Most challenges related specifically to the non-profit aspects of the project; in the business world, as long as a solution creates a profit for a company, it’s accepted. But in the non-profit world, every penny must be counted and every dollar spent accordingly, Ancayan said.

“We did a cost-budget analysis on everything,” he said.

Another main problem the group addressed involved consumers who would take materials out of the warehouse before they were inventoried. So the group created a color-coded sticker system in which items marked green are ready to leave the warehouse, and items marked red aren’t ready, Ancayan said.

They also suggested installing a production board so when consumers get to work, they know where they are going to begin. In the current system, workers just stand around not knowing what to do first, he said.
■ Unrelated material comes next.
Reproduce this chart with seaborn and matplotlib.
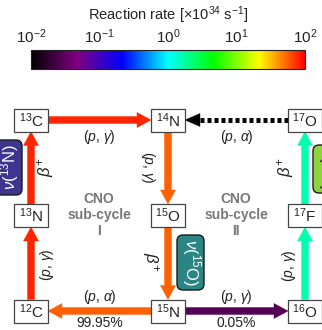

“Everyone [in the group] just pulled together and kept bouncing ideas off one another,” senior transportation and logistics major Rose Mueller said of the whole process. “It was nothing like coursework or homework, but a fun learning experience,” she said.

Though Gorham said to allow six months for all of the recommendations to be implemented, Ancayan said he is confident everything can be in place in less than two months.

But he did acknowledge the database would take the longest to implement. The next meeting between the student group and Arc Jacksonville, the annual fundraising event Dinner with Bill, is scheduled Oct. 28 at the Hyatt downtown.